The copy must start at the line that contains "Give me the Bokeh source for this chart." and finish at the line that contains "17, 18, 18, 19, 20, 21, 21, 22, 23, 24]", reproducing each line exactly. Any picture in that span is omitted.

──────── Information given ────────

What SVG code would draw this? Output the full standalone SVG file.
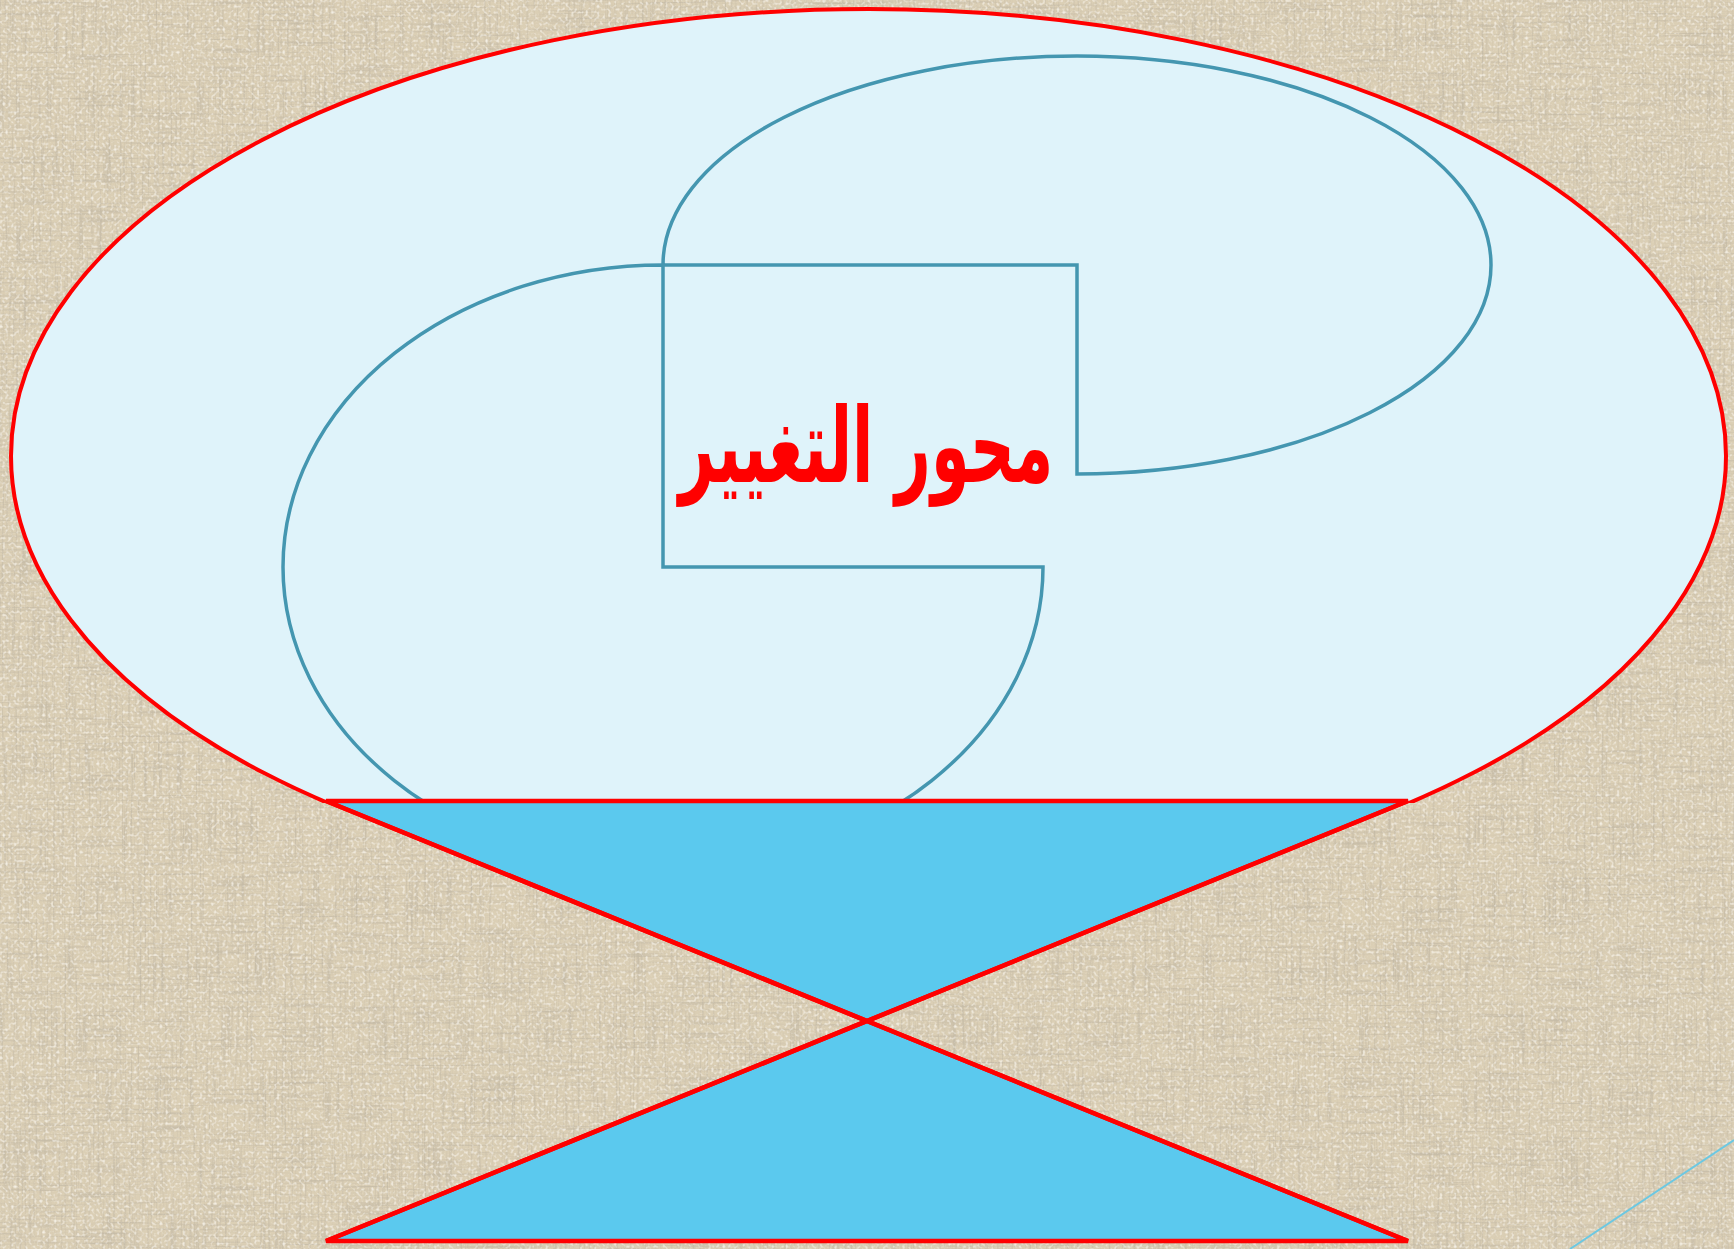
<svg xmlns="http://www.w3.org/2000/svg" width="1734" height="1249" viewBox="0 0 1734 1249">
  <style>
    .outer { fill: #DFF3FA; stroke: #FF0000; stroke-width: 4; }
    .inner { fill: #DFF3FA; stroke: #4496B0; stroke-width: 3.5; stroke-linejoin: miter; }
    .glass { fill: #5BC9EE; stroke: #FF0000; stroke-width: 4.5; stroke-linejoin: miter; }
    .label { font-family: "DejaVu Sans", "Noto Sans", sans-serif; font-weight: bold; font-size: 102px; fill: #FF0000; }
  </style>
  <defs>
    <filter id="linen" x="0" y="0" width="100%" height="100%" filterUnits="userSpaceOnUse">
      <feTurbulence type="fractalNoise" baseFrequency="0.015 0.45" numOctaves="2" seed="3" result="h"/>
      <feColorMatrix in="h" type="matrix" values="0 0 0 0 0.55  0 0 0 0 0.49  0 0 0 0 0.38  2.2 0 0 0 -1.05" result="hDark"/>
      <feTurbulence type="fractalNoise" baseFrequency="0.45 0.015" numOctaves="2" seed="11" result="v"/>
      <feColorMatrix in="v" type="matrix" values="0 0 0 0 0.55  0 0 0 0 0.49  0 0 0 0 0.38  2.2 0 0 0 -1.05" result="vDark"/>
      <feTurbulence type="fractalNoise" baseFrequency="0.35 0.35" numOctaves="1" seed="21" result="l"/>
      <feColorMatrix in="l" type="matrix" values="0 0 0 0 0.96  0 0 0 0 0.93  0 0 0 0 0.86  2.4 0 0 0 -1.2" result="light"/>
      <feFlood flood-color="#DBCFB5" result="base"/>
      <feMerge>
        <feMergeNode in="base"/>
        <feMergeNode in="hDark"/>
        <feMergeNode in="vDark"/>
        <feMergeNode in="light"/>
      </feMerge>
    </filter>
    <clipPath id="aboveGlass">
      <rect x="0" y="0" width="1734" height="803"/>
    </clipPath>
  </defs>

  <rect id="background" x="0" y="0" width="1734" height="1249" fill="#DBCFB5" filter="url(#linen)"/>
  <line x1="1570" y1="1249" x2="1734" y2="1140" stroke="#6CC8E2" stroke-width="2"/>

  <g id="outer-ellipse" clip-path="url(#aboveGlass)">
    <ellipse class="outer" cx="868.5" cy="456" rx="857.5" ry="447"/>
  </g>

  <g id="upper-curl" clip-path="url(#aboveGlass)">
    <path class="inner" d="M663,265 A414,209 0 1 1 1077,474 L1077,265 Z"/>
  </g>
  <g id="lower-curl" clip-path="url(#aboveGlass)">
    <path class="inner" d="M663,265 A380,302 0 1 0 1043,567 L663,567 Z"/>
  </g>

  <g id="hourglass">
    <polygon class="glass" points="326,801 1408,801 867,1021"/>
    <polygon class="glass" points="867,1021 1408,1241 326,1241"/>
    <path d="M326,801 L1408,1241 M1408,801 L326,1241" fill="none" stroke="#FF0000" stroke-width="4.5"/>
  </g>

  <g id="title">
    <text class="label" transform="translate(866,482) scale(0.61,1.02)" x="0" y="0" text-anchor="middle" direction="rtl">محور التغيير</text>
  </g>
</svg>
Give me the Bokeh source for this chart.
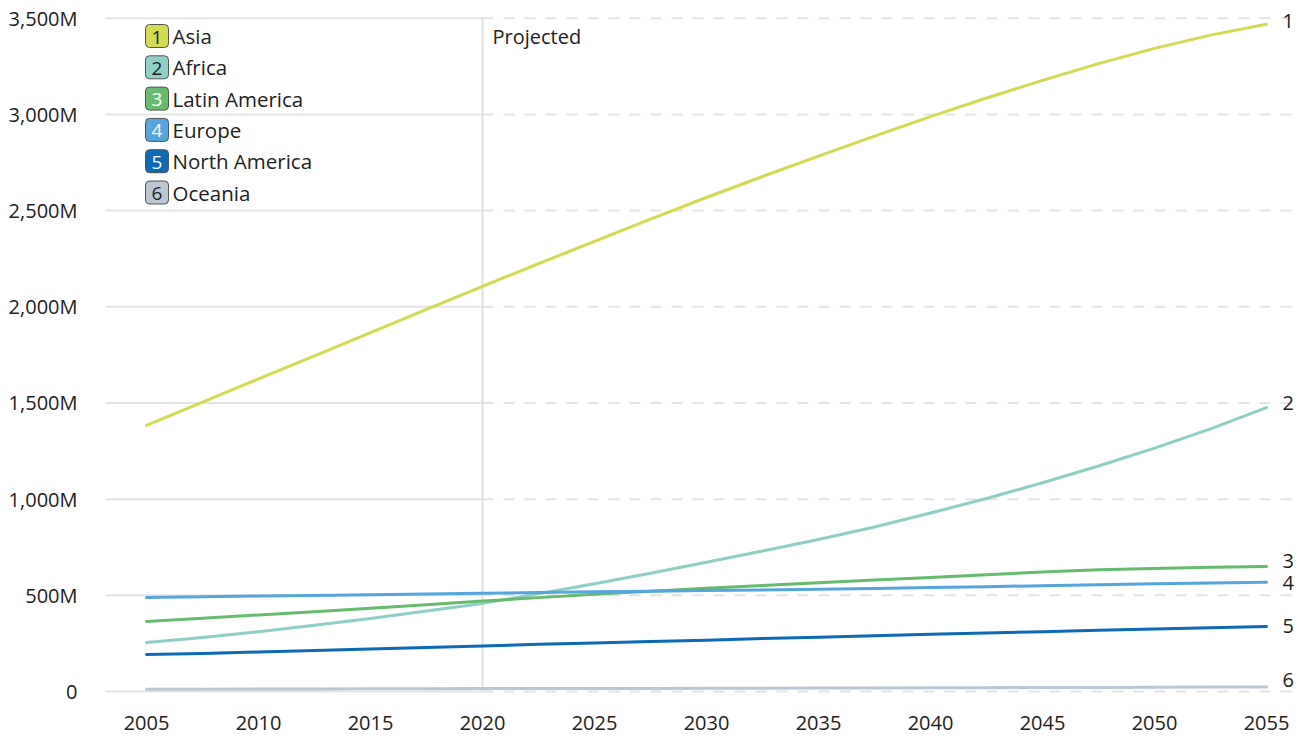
from bokeh.plotting import figure
from bokeh.models import Range1d, FixedTicker, CustomJSTickFormatter
from bokeh.core.properties import value
from bokeh.embed import file_html
from bokeh.resources import INLINE

# ---------------- data ----------------
years = [2005, 2007.5, 2010, 2012.5, 2015, 2017.5, 2020, 2022.5, 2025, 2027.5, 2030,
         2032.5, 2035, 2037.5, 2040, 2042.5, 2045, 2047.5, 2050, 2052.5, 2055]
asia = [1383, 1504, 1625, 1745, 1866, 1986, 2106, 2224, 2340, 2455, 2568,
        2677, 2783, 2887, 2988, 3085, 3177, 3264, 3343, 3412, 3469]
africa = [255, 281, 310, 344, 380, 418, 458, 508, 560, 615, 672,
          730, 790, 855, 928, 1003, 1085, 1172, 1265, 1365, 1476]
latin_america = [364, 381, 398, 415, 433, 451, 470, 488, 505, 521, 537,
                 551, 565, 579, 592, 607, 621, 633, 640, 646, 650]
europe = [489, 492, 496, 499, 503, 507, 511, 514, 518, 521, 525,
          528, 531, 535, 540, 545, 550, 555, 560, 564, 568]
north_america = [192, 198, 205, 213, 221, 229, 237, 245, 252, 260, 267,
                 275, 282, 290, 297, 304, 311, 318, 325, 332, 338]
oceania = [12, 12, 13, 13, 14, 14, 15, 15, 16, 16, 17,
           17, 18, 18, 19, 20, 21, 21, 22, 23, 24]

regions = ["Asia", "Africa", "Latin America", "Europe", "North America", "Oceania"]
series = [asia, africa, latin_america, europe, north_america, oceania]
line_colors = ["#d2db52", "#8fcfc4", "#66bb6e", "#56a5dc", "#0e6ab4", "#bcc7d3"]
badge_text_colors = ["#222222", "#222222", "#ffffff", "#ffffff", "#ffffff", "#222222"]
end_label_dy = [-3, -5, -5, 1, 0, -7]   # screen px nudges for end labels

y_ticks = [0, 500, 1000, 1500, 2000, 2500, 3000, 3500]
x_ticks = [2005, 2010, 2015, 2020, 2025, 2030, 2035, 2040, 2045, 2050, 2055]
projection_start = 2020
projection_label = "Projected"

# ---------------- geometry ----------------
W, H = 1308, 738
FRAME_L, FRAME_R, FRAME_T, FRAME_B = 100, 1300, 10, 700   # canvas px
PX_PER_YEAR = 22.4
PX_PER_M = 673.3 / 3500.0
x_start = 2005 - (146 - FRAME_L) / PX_PER_YEAR
x_end = x_start + (FRAME_R - FRAME_L) / PX_PER_YEAR
y_start = -(FRAME_B - 691) / PX_PER_M
y_end = y_start + (FRAME_B - FRAME_T) / PX_PER_M


def sx(px):
    return x_start + (px - FRAME_L) / PX_PER_YEAR


def sy(py):
    return y_start + (FRAME_B - py) / PX_PER_M


FONT = value("Open Sans")
TXT = "#222222"
FS = "20px"

p = figure(width=W, height=H, output_backend="svg", toolbar_location=None,
           x_range=Range1d(x_start, x_end), y_range=Range1d(y_start, y_end),
           min_border_left=FRAME_L, min_border_right=W - FRAME_R,
           min_border_top=FRAME_T, min_border_bottom=H - FRAME_B,
           title=None)
p.outline_line_color = None
p.background_fill_color = "white"
p.border_fill_color = "white"
p.xgrid.visible = False
p.ygrid.visible = False

for ax in (p.xaxis[0], p.yaxis[0]):
    ax.axis_line_color = None
    ax.major_tick_line_color = None
    ax.minor_tick_line_color = None
    ax.major_label_text_font = "Open Sans"
    ax.major_label_text_font_size = FS
    ax.major_label_text_color = TXT

p.xaxis.ticker = FixedTicker(ticks=x_ticks)
p.yaxis.ticker = FixedTicker(ticks=y_ticks)
p.yaxis.formatter = CustomJSTickFormatter(
    code="return tick == 0 ? '0' : tick.toLocaleString('en-US') + 'M';")
p.yaxis.major_label_standoff = 17
p.xaxis.major_label_standoff = 9

# gridlines: solid before projection, dashed after
grid_x0 = sx(105)
grid_color = "#e4e4e4"
p.segment(x0=[grid_x0] * len(y_ticks), x1=[projection_start] * len(y_ticks),
          y0=y_ticks, y1=y_ticks, line_color=grid_color, line_width=2)
p.segment(x0=[projection_start] * len(y_ticks), x1=[x_end] * len(y_ticks),
          y0=y_ticks, y1=y_ticks, line_color=grid_color, line_width=2,
          line_dash="11 10")
# vertical projection marker
p.segment(x0=[projection_start], x1=[projection_start], y0=[0], y1=[y_ticks[-1]],
          line_color="#e0e0e0", line_width=2)
p.text(x=[projection_start], y=[sy(36)], text=[projection_label], x_offset=10,
       text_font=FONT, text_font_size=FS, text_color=TXT,
       text_baseline="middle", text_align="left")

# series
for vals, col in zip(series, line_colors):
    p.line(years, vals, line_color=col, line_width=3, line_cap="round",
           line_join="round")

# end labels
for i, vals in enumerate(series):
    p.text(x=[years[-1]], y=[vals[-1]], text=[str(i + 1)], x_offset=16,
           y_offset=end_label_dy[i], text_font=FONT, text_font_size=FS,
           text_color=TXT, text_baseline="middle", text_align="left")

# legend with numbered badges
for i, name in enumerate(regions):
    cy = sy(35.5 + i * 31.3)
    p.rect(x=[sx(156.5)], y=[cy], width=23, height=23, width_units="screen",
           height_units="screen", fill_color=line_colors[i], line_color="#555555",
           line_width=1, border_radius=4)
    p.text(x=[sx(156.5)], y=[cy], text=[str(i + 1)], text_font=FONT,
           text_font_size="19px", text_color=badge_text_colors[i],
           text_baseline="middle", text_align="center", y_offset=1)
    p.text(x=[sx(172)], y=[cy], text=[name], text_font=FONT,
           text_font_size="20.5px", text_color=TXT, text_baseline="middle",
           text_align="left", y_offset=0)

open("out.html", "w").write(file_html(p, INLINE))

────────

■ Response to this exercise ■
Give me the Bokeh source for this chart.
from bokeh.plotting import figure
from bokeh.models import Range1d, FixedTicker, CustomJSTickFormatter
from bokeh.core.properties import value
from bokeh.embed import file_html
from bokeh.resources import INLINE

# ---------------- data ----------------
years = [2005, 2007.5, 2010, 2012.5, 2015, 2017.5, 2020, 2022.5, 2025, 2027.5, 2030,
         2032.5, 2035, 2037.5, 2040, 2042.5, 2045, 2047.5, 2050, 2052.5, 2055]
asia = [1383, 1504, 1625, 1745, 1866, 1986, 2106, 2224, 2340, 2455, 2568,
        2677, 2783, 2887, 2988, 3085, 3177, 3264, 3343, 3412, 3469]
africa = [255, 281, 310, 344, 380, 418, 458, 508, 560, 615, 672,
          730, 790, 855, 928, 1003, 1085, 1172, 1265, 1365, 1476]
latin_america = [364, 381, 398, 415, 433, 451, 470, 488, 505, 521, 537,
                 551, 565, 579, 592, 607, 621, 633, 640, 646, 650]
europe = [489, 492, 496, 499, 503, 507, 511, 514, 518, 521, 525,
          528, 531, 535, 540, 545, 550, 555, 560, 564, 568]
north_america = [192, 198, 205, 213, 221, 229, 237, 245, 252, 260, 267,
                 275, 282, 290, 297, 304, 311, 318, 325, 332, 338]
oceania = [12, 12, 13, 13, 14, 14, 15, 15, 16, 16, 17,
           17, 18, 18, 19, 20, 21, 21, 22, 23, 24]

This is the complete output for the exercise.